The committee is pleased to support the bill’s promoter in its quest to remove the stipulation that the collector be a contributor to the fund and to substitute a new requirement that the collector be an individual. That will open up a wider field of potential experienced candidates for the post of collector and ensure that the fund can be administered effectively in the longer term. The committee also unanimously supports the change to the definition of “actuary” as laid out in the 1982 act to reflect the merger in 2011 of the Faculty of Actuaries in Scotland and the Institute of Actuaries.

Thank you, Ms Fee. Please forgive the confusion. I do not know where it came from, but we will find out.

I now call Tom Arthur to close the debate.

15:01  

Thank you, Presiding Officer. I apologise for any part that I played in the confusion.

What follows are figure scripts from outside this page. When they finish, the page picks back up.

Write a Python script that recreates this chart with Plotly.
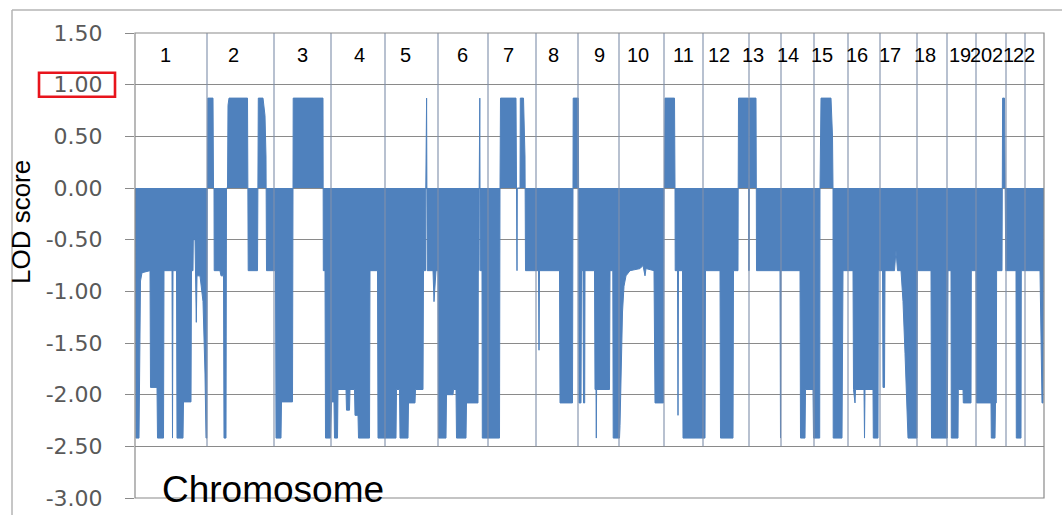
import plotly.graph_objects as go

# Chromosome layout on the cumulative marker axis
chrom_labels = [str(i) for i in range(1, 23)]
chrom_sizes = [72, 67, 57, 54, 53, 50, 48, 42, 41, 45, 39, 46, 32, 33, 34, 32, 37, 30, 29, 30, 19, 18]
label_pos = [30, 98, 167, 224, 270, 327, 373, 418, 464, 503, 548, 584, 618, 653, 687, 722, 755, 790, 825, 846, 868, 889]

# LOD profile per chromosome (cumulative position, LOD score)
marker_pos = [
    [0.5, 1, 4, 5.5, 7, 15, 15.5, 22, 22.5, 28.5, 29, 37, 37.5, 38, 41.5, 42, 48, 48.5, 56, 56.5, 58, 58.3, 60, 60.5, 61.3, 62, 65, 68, 70, 71, 71.8, 72.2],
    [72.5, 72.8, 78, 78.5, 79, 79.2, 85, 86, 88.5, 89, 91, 91.5, 92.5, 93, 94, 112.5, 113, 113.2, 122.5, 123, 123.3, 128, 130, 131, 131.3, 131.5, 139],
    [139.5, 140.5, 141, 146, 146.5, 157.5, 158, 158.2, 188, 188.2, 188.3, 190, 190.5, 195.5],
    [196.5, 199, 199.5, 202.5, 203, 211, 211.5, 214.5, 215, 219.5, 220, 223, 223.5, 234.5, 235, 242.5, 243, 250],
    [250.5, 261, 261.5, 264.5, 265, 273, 273.5, 280, 280.5, 288, 288.5, 290.5, 290.8, 291.1, 291.6, 291.9, 292.2, 298, 299, 301, 303],
    [303.5, 311, 311.5, 318, 318.5, 321, 321.5, 331, 331.5, 343, 343.3, 344, 344.2, 344.4, 344.8, 345, 345.2, 347, 347.3, 353],
    [353.2, 364.5, 365, 365.5, 381, 381.3, 381.5, 382, 382.3, 385, 385.3, 388.5, 390, 390.3, 390.5, 401],
    [401.2, 403.5, 404, 404.5, 424.5, 425, 437.5, 438, 438.2, 443],
    [443.3, 443.6, 444, 446, 446.5, 448, 448.5, 449.7, 450, 459.5, 460, 461, 461.3, 461.6, 474.5, 475, 477.8, 478.2, 484],
    [484.5, 485, 486, 487.5, 489, 491, 495, 505, 508, 510, 511, 519, 520, 528.5, 529],
    [529.5, 530, 539.5, 540, 540.2, 542.5, 543, 543.5, 547.5, 548, 568],
    [568.5, 570, 570.5, 585, 585.5, 598, 598.5, 603, 603.2, 603.5, 613.3],
    [613.5, 613.7, 614.2, 614.4, 621, 621.3, 621.5, 645, 645.5, 646],
    [646.5, 665, 665.5, 670, 670.5, 678, 678.5, 679],
    [679.5, 684.7, 685, 686, 696, 697.5, 698, 698.2, 707, 708, 713],
    [713.2, 718, 718.5, 720, 720.5, 729, 729.5, 730, 738, 738.3, 743, 743.3, 745],
    [745.2, 747.5, 748, 749.5, 750, 759.5, 761, 762.5, 766, 768, 770, 772, 773, 782],
    [782.3, 796, 796.5, 812],
    [812.3, 813, 816, 816.3, 823, 823.3, 828, 828.3, 836, 836.3, 841],
    [841.5, 856, 856.3, 860, 860.5, 861.3, 861.6, 867, 867.3, 867.6, 869.5, 869.8, 870.5, 870.8, 871],
    [871.2, 881, 881.3, 886, 886.3, 890],
    [890.2, 905, 907, 908, 908.5],
]
marker_lod = [
    [0, -2.42, -2.42, -0.9, -0.82, -0.8, -1.93, -1.93, -2.42, -2.42, -0.8, -0.8, -2.42, -0.8, -0.8, -2.42, -2.42, -2.07, -2.07, -0.8, -0.8, -0.5, -0.5, -0.85, -1.3, -0.85, -0.85, -1.1, -1.8, -2.42, -2.42, 0],
    [0, 0.87, 0.87, 0, 0, -0.8, -0.8, -0.85, -0.85, -2.42, -2.42, 0, 0, 0.8, 0.87, 0.87, 0, -0.8, -0.8, 0, 0.87, 0.87, 0.7, 0.3, 0, -0.8, -0.8],
    [-0.8, -0.8, -2.42, -2.42, -2.07, -2.07, 0, 0.87, 0.87, 0, -0.8, -0.8, -2.42, -2.42],
    [-2.07, -2.07, -2.42, -2.42, -1.95, -1.95, -2.15, -2.15, -1.95, -1.95, -2.2, -2.2, -2.42, -2.42, -0.8, -0.8, -2.42, -2.42],
    [-2.42, -2.42, -1.95, -1.95, -2.42, -2.42, -2.08, -2.08, -1.95, -1.95, -0.8, -0.8, 0, 0.87, 0.87, 0, -0.8, -0.8, -1.1, -0.8, -0.8],
    [-2.42, -2.42, -2.0, -2.0, -1.95, -1.95, -2.42, -2.42, -2.08, -2.08, -0.8, -0.8, 0, 0.87, 0.87, 0, -0.8, -0.8, -2.42, -2.42],
    [-2.42, -2.42, 0, 0.87, 0.87, 0, -0.8, -0.8, 0, 0, 0.87, 0.87, 0.3, 0, -0.8, -0.8],
    [-0.8, -0.8, -1.57, -0.8, -0.8, -2.08, -2.08, 0, 0.87, 0.87],
    [0.87, 0, -2.08, -2.08, -0.8, -0.8, -2.08, -2.08, -0.8, -0.8, -1.95, -1.95, -2.42, -1.95, -1.95, -0.8, -0.8, -2.42, -2.42],
    [-2.42, -2.3, -1.7, -1.2, -0.95, -0.85, -0.8, -0.78, -0.75, -0.85, -0.78, -0.8, -2.08, -2.08, 0],
    [0, 0.87, 0.87, 0, -0.8, -0.8, -2.2, -0.8, -0.8, -2.42, -2.42],
    [-2.42, -2.42, -0.8, -0.8, -2.42, -2.42, -0.8, -0.8, 0, 0.87, 0.87],
    [0.87, -0.8, -0.8, 0.87, 0.87, 0, -0.8, -0.8, -2.42, -0.8],
    [-0.8, -0.8, -2.42, -2.42, -1.95, -1.95, -2.42, -2.42],
    [-2.42, -2.42, 0, 0.87, 0.87, 0.5, 0, -2.42, -2.42, -0.8, -0.8],
    [-0.8, -0.8, -1.95, -2.08, -1.95, -1.95, -2.42, -1.95, -1.95, -2.42, -2.42, -0.8, -0.8],
    [-0.8, -0.8, -1.93, -1.93, -0.8, -0.8, -0.6, -0.8, -0.8, -1.1, -1.6, -2.2, -2.42, -2.42],
    [-0.8, -0.8, -2.42, -2.42],
    [-2.42, -0.8, -0.8, -2.42, -2.42, -1.95, -1.95, -2.08, -2.08, -0.8, -0.8],
    [-2.08, -2.08, -2.42, -2.42, -2.08, -2.08, -0.8, -0.8, 0, 0.87, 0.87, 0, 0, -0.8, -0.8],
    [-0.8, -0.8, -2.42, -2.42, -0.8, -0.8],
    [-0.8, -0.8, -2.08, -2.08, 0],
]

y_ticks = [1.5, 1.0, 0.5, 0.0, -0.5, -1.0, -1.5, -2.0, -2.5, -3.0]
y_tick_text = ["1.50", "1.00", "0.50", "0.00", "-0.50", "-1.00", "-1.50", "-2.00", "-2.50", "-3.00"]

BLUE = "#4F81BD"
GRID = "#8a8a8a"
CHROM_LINE = "rgba(128,145,172,0.75)"

xs, ys = [], []
for p, v in zip(marker_pos, marker_lod):
    xs.extend(p)
    ys.extend(v)

fig = go.Figure()
fig.add_trace(go.Scatter(
    x=xs, y=ys, mode="lines",
    line=dict(color=BLUE, width=1),
    fill="tozeroy", fillcolor=BLUE,
    hoverinfo="skip", showlegend=False,
))

# chromosome boundary lines
bounds = []
acc = 0
for s in chrom_sizes[:-1]:
    acc += s
    bounds.append(acc)

shapes = []
for b in bounds:
    shapes.append(dict(type="line", xref="x", yref="y", x0=b, x1=b, y0=-2.5, y1=1.5,
                       line=dict(color=CHROM_LINE, width=1.5), layer="above"))
# plot frame
shapes.append(dict(type="rect", xref="paper", yref="paper", x0=0, x1=1, y0=0, y1=1,
                   line=dict(color=GRID, width=1.2), layer="above"))
# outer chart border
shapes.append(dict(type="line", xref="paper", yref="paper", x0=-0.1353, x1=1.03, y0=1.0495, y1=1.0495,
                   line=dict(color="#b4b4b4", width=1.5)))
shapes.append(dict(type="line", xref="paper", yref="paper", x0=-0.1353, x1=-0.1353, y0=-0.05, y1=1.0495,
                   line=dict(color="#b4b4b4", width=1.5)))
# highlight box round the 1.00 tick label
shapes.append(dict(type="rect", xref="paper", yref="paper", x0=-0.1056, x1=-0.022, y0=0.863, y1=0.9146,
                   line=dict(color="#e8141c", width=2.6)))

annotations = []
for lab, xp in zip(chrom_labels, label_pos):
    annotations.append(dict(x=xp, y=1.287, xref="x", yref="y", text=lab, showarrow=False,
                            xanchor="center", yanchor="middle",
                            font=dict(family="Liberation Sans, Arial", size=20, color="black")))
annotations.append(dict(x=25, y=0.019, xref="x", yref="paper", text="Chromosome", showarrow=False,
                        xanchor="left", yanchor="middle",
                        font=dict(family="Liberation Sans, Arial", size=37, color="black")))
annotations.append(dict(x=-0.1254, y=0.5935, xref="paper", yref="paper", text="LOD score", showarrow=False,
                        textangle=-90, xanchor="center", yanchor="middle",
                        font=dict(family="Liberation Sans, Arial", size=26, color="black")))

fig.update_layout(
    width=1062, height=515, autosize=False,
    margin=dict(l=135, r=18, t=33, b=17),
    paper_bgcolor="white", plot_bgcolor="white",
    shapes=shapes, annotations=annotations,
    xaxis=dict(range=[0, 909], showticklabels=False, showgrid=False, zeroline=False,
               showline=False, ticks="", automargin=False),
    yaxis=dict(range=[-3, 1.5], tickvals=y_ticks, ticktext=y_tick_text,
               ticks="outside", ticklen=9, tickcolor=GRID, tickwidth=1,
               showgrid=True, gridcolor=GRID, gridwidth=1, zeroline=False,
               showline=False, ticklabelstandoff=18, automargin=False,
               tickfont=dict(family="DejaVu Sans", size=22, color="#595959")),
)

fig.write_html("out.html")
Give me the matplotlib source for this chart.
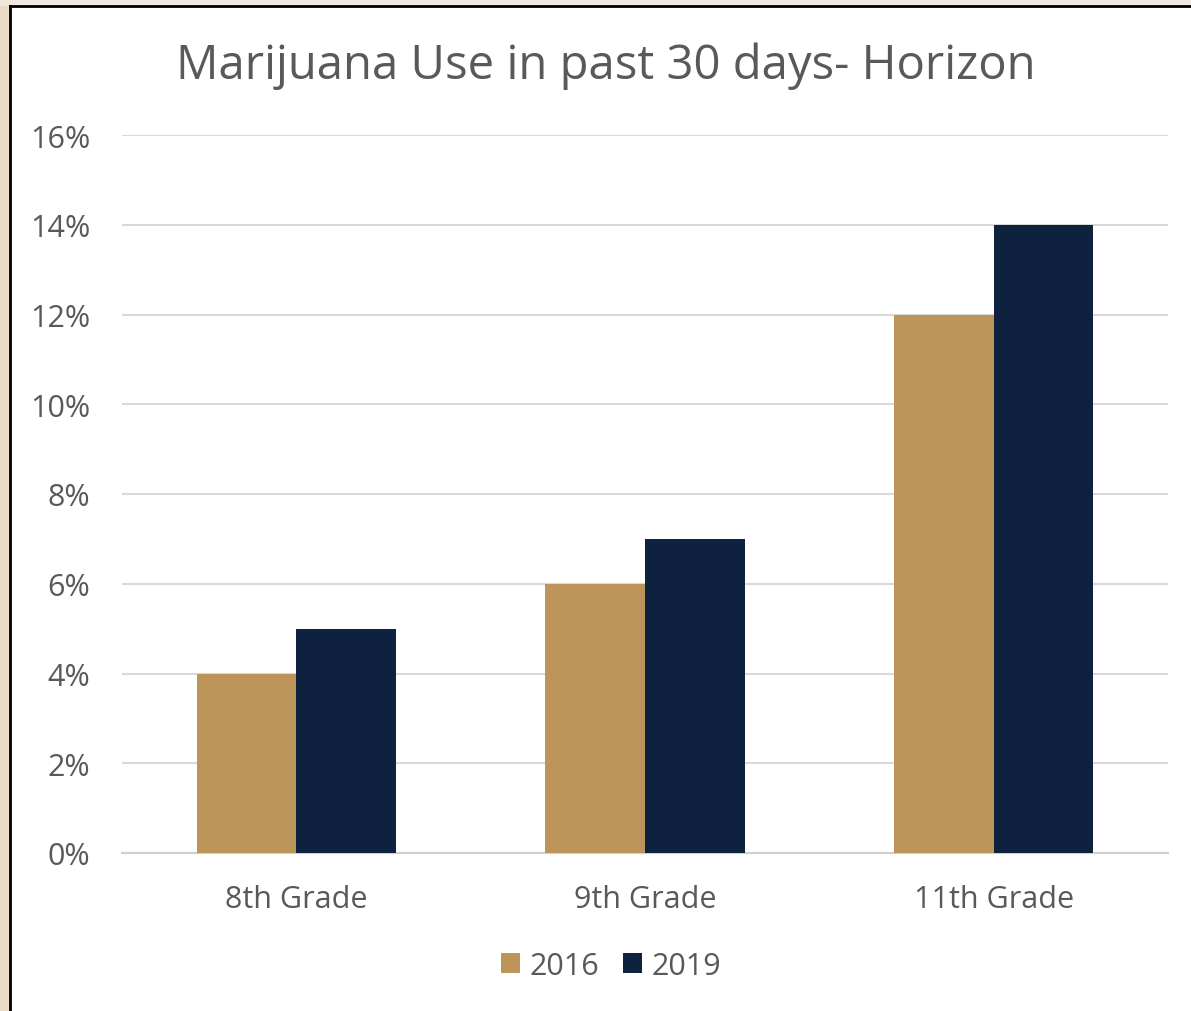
import matplotlib
matplotlib.use("Agg")
import matplotlib.pyplot as plt
from matplotlib.patches import Rectangle
from matplotlib.ticker import FuncFormatter
import numpy as np

categories = ["8th Grade", "9th Grade", "11th Grade"]
series_names = ["2016", "2019"]
values_2016 = [4, 6, 12]
values_2019 = [5, 7, 14]
yticks = [0, 2, 4, 6, 8, 10, 12, 14, 16]

colors = ["#BD955A", "#0E2240"]
text_color = "#595959"
plt.rcParams['font.family'] = ['Open Sans', 'DejaVu Sans']

W, H = 1191, 1012
fig = plt.figure(figsize=(W/100, H/100), dpi=100)
fig.patch.set_facecolor("white")

# beige frame strips and black border
fig.add_artist(Rectangle((0, 0), 9/W, 1, transform=fig.transFigure, color="#E8DCC6", zorder=0))
fig.add_artist(Rectangle((0, 1-6/H), 1, 6/H, transform=fig.transFigure, color="#F0E8DC", zorder=0))
fig.add_artist(plt.Line2D([9.5/W, 9.5/W], [0, 1-6.5/H], transform=fig.transFigure, color="black", lw=2, zorder=1))
fig.add_artist(plt.Line2D([9.5/W, 1], [1-6.5/H, 1-6.5/H], transform=fig.transFigure, color="black", lw=2, zorder=1))

ax = fig.add_axes([122/W, 1-854/H, (1168-122)/W, (854-136)/H])
x = np.arange(len(categories))
bw = 0.286
ax.bar(x - bw/2, values_2016, width=bw, color=colors[0], label=series_names[0], zorder=3)
ax.bar(x + bw/2, values_2019, width=bw, color=colors[1], label=series_names[1], zorder=3)

ax.set_xlim(-0.5, 2.5)
ax.set_ylim(0, 16)
ax.set_yticks(yticks)
ax.yaxis.set_major_formatter(FuncFormatter(lambda v, p: f"{v:.0f}%"))
ax.set_xticks(x)
ax.set_xticklabels(categories)
ax.grid(axis="y", color="#D9D9D9", lw=1.5, zorder=0)
ax.set_axisbelow(True)
for s in ["top", "right", "left"]:
    ax.spines[s].set_visible(False)
ax.spines["bottom"].set_color("#D0D0D0")
ax.spines["bottom"].set_linewidth(1.5)
ax.tick_params(axis="both", length=0, labelsize=22, colors=text_color)
ax.tick_params(axis="y", pad=23)
ax.tick_params(axis="x", pad=22)

fig.text(606/W, 1-66/H, "Marijuana Use in past 30 days- Horizon", ha="center", va="center",
         fontsize=34, color=text_color)

leg = fig.legend(loc="center", bbox_to_anchor=(611/W, 1-967/H), ncol=2, frameon=False,
                 fontsize=22, handlelength=0.62, handleheight=0.62, handletextpad=0.3,
                 columnspacing=0.8, labelcolor=text_color)

fig.savefig("out.png", dpi=100, facecolor=fig.get_facecolor())
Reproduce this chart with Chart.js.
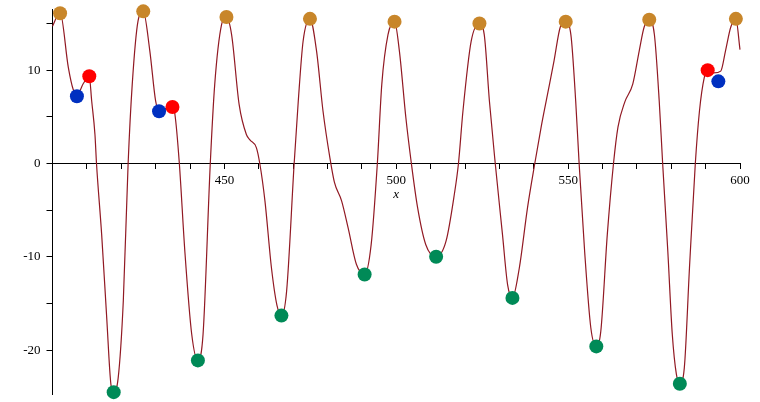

I thank our convener, Alison Harris, and my committee colleague Mary Fee for their contributions. I also place on the record my thanks to the committee clerks and the Scottish Parliament information centre for their support.

In my speech, I wish to expand on the issues that the committee considered when it heard evidence from the promoter, specifically on the provision relating to the identity of the collector. I will cover that by highlighting three areas.

First, the committee asked whether the Society of Writers to Her Majesty’s Signet had considered any alternative approaches that would enable the fund to continue to meet the existing requirement for the collector to be a contributor. Solutions such as reopening the fund and changing other eligibility criteria for the collector were suggested. The deputy keeper said that there were no alternative approaches and referred to an actuarial report that advised against reopening the fund to new members, because, essentially, the reasons that prompted the scheme’s closure in 1989 still apply. The committee is content with that explanation and agrees that there is no alternative to widening the eligibility for the post of collector.

Secondly, the committee asked why the collector has to be an individual and whether employing a firm to undertake the role would provide greater flexibility and expertise than employing an individual. The promoter stated that the provision was based on consultation with the contributors, who wanted a named individual in the role. The promoter stressed, however, that the contributors recognised that the role can be undertaken only with the support of a professional firm behind the collector. We were told that all collectors—in living memory, at least—have had the support of their solicitor’s firm.

We inquired further as we wanted to satisfy ourselves about the legal responsibility for any work undertaken by the firm, but the promoter has assured us that the relationship, which is akin to that between a solicitor and their client, is one that all contributors are familiar and content with. The promoter confirmed that legal responsibility for all the functions that are carried out by the collector, whether directly by them or on their behalf by colleagues, rests with the collector. We are content with that explanation and note that all the contributors, as former solicitors, will be more than familiar with the solicitor-and-client relationship.

Thirdly, and finally, we were interested in the promoter’s longer-term plans for the management of the fund when the pool of contributors is significantly diminished. The promoter spoke about the likelihood that, at some stage in the future, the fund will be converted to cash and annuities bought. At that point, the fund would be spent and so wound up. We agree that that seems to be the most appropriate way forward.

With those assurances, the committee recommends that the Parliament agrees to the general principles of the Writers to the Signet Dependants’ Annuity Fund Amendment (Scotland) Bill and that the bill should proceed as a private bill.

That concludes the preliminary stage debate on the Writers to the Signet Dependants’ Annuity Fund Amendment (Scotland) Bill.